On Tuesday (22 February) the former US President Donald Trump said in a radio interview that Vladimir Putin was “very savvy” for sending troops into Ukraine. The Russian president’s decision to declare the so-called Luhansk People’s Republic and Donetsk People’s Republic as independent was “genius”, Trump said.
“By the way, this never would have happened with us. Had I been in office, not even thinkable,” continued Trump, a president who was impeached (the first time) because he was believed to have withheld lethal aid to Ukraine in an attempt to pressure his Ukrainian counterpart, Volodymyr Zelensky. Trump, at his 2018 summit with Putin in Helsinki, also appeared to support Putin’s claim that he had not interfered in the 2016 US presidential election, even though US intelligence agencies had asserted otherwise, making it hard for many — including me — to believe that he would stand up to Putin.
And at a fundraising event at his Mar-a-Lago resort on 23 February, just hours before Russia launched a full-scale invasion of Ukraine, Trump repeated his remarks. Putin had “taken over a country for $2 worth of sanctions”, Trump said. “I’d say that’s pretty smart.” Even after reports that explosions were going off in Kyiv, Trump called in to Fox News to say that this was happening because Putin saw Joe Biden’s “weakness”, and once again spoke “of a rigged election” (despite Trump’s insistence to the contrary, the 2020 US presidential election was neither rigged nor stolen). He also said that Zelensky put on “a pathetic display” in asking Putin not to invade.
Leaving aside Trump’s continued and consistent admiration for Putin, the wider Republican party response has also been illuminating. Shortly after President Biden delivered a speech announcing sanctions on Russia on 22 February, the House Republicans’ Twitter account tweeted a photo of Biden walking out of the room. The tweet read, “This is what weakness on the world stage looks like.”

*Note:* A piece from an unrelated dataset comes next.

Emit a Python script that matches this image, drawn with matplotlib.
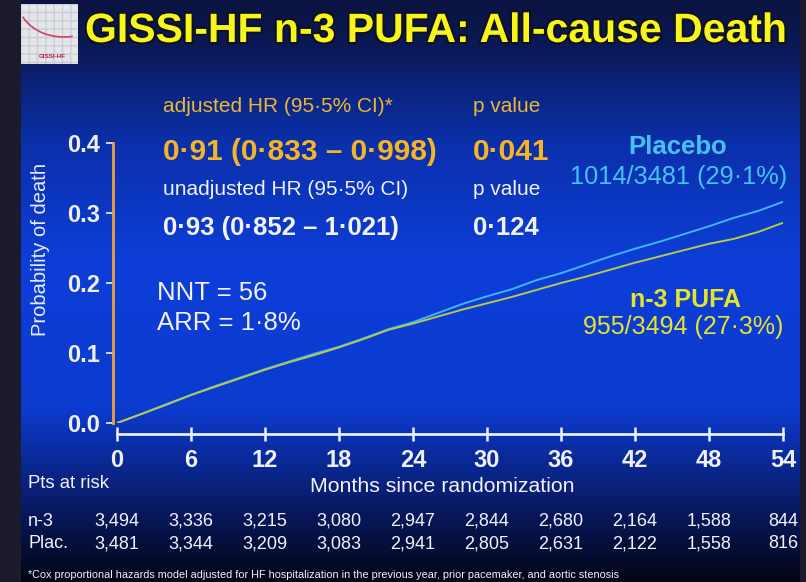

The old saying goes that politics stops at the water’s edge, an idea that American politicians should present a united front to the rest of the world. That has not been true in the US for some time. Barack Obama didn’t have bipartisan support for the deal to halt Iran’s nuclear programme. Trump was far from the only Republican presidential candidate in 2016 who vowed to tear it up, or who promised to leave the Paris climate agreement.
There’s disagreeing with policy, and then there’s using an invasion of another country as an opportunity to score points over something as ridiculous as not facing the audience while leaving the room. While there is still some measure of bipartisan support when it comes to standing up to Putin — Lindsey Graham, a Republican senator from South Carolina, for example, has been outspoken in his condemnation of the Russian president, though he, too, said this situation would not have happened if Trump were in office — it is far more muted than the rumble of domestic turmoil.
An irony in all of this is that, in a way, it proves Putin’s point about the US and democracy. Fiona Hill, the Russia director in Trump’s National Security Council, has argued that Putin believes that the United States is weak. Others have observed that Putin knows America is divided.
Those divisions were not caused by Russia’s invasion of Ukraine, but the crisis has highlighted just how deep the divisions run. Putin is wrong about many things; waging all-out war on Ukraine is, to borrow from the late historian Barbara Tuchman, a march of folly. I hope that he was wrong in his prediction that liberalism is obsolete.
But he is right that America’s leaders — and, indeed, Americans — are profoundly divided. That Trump’s first instinct was to circle the conversation back to his own personal grievances suggests that, even on the subject of Russia’s invasion of Ukraine, those divisions will remain deep.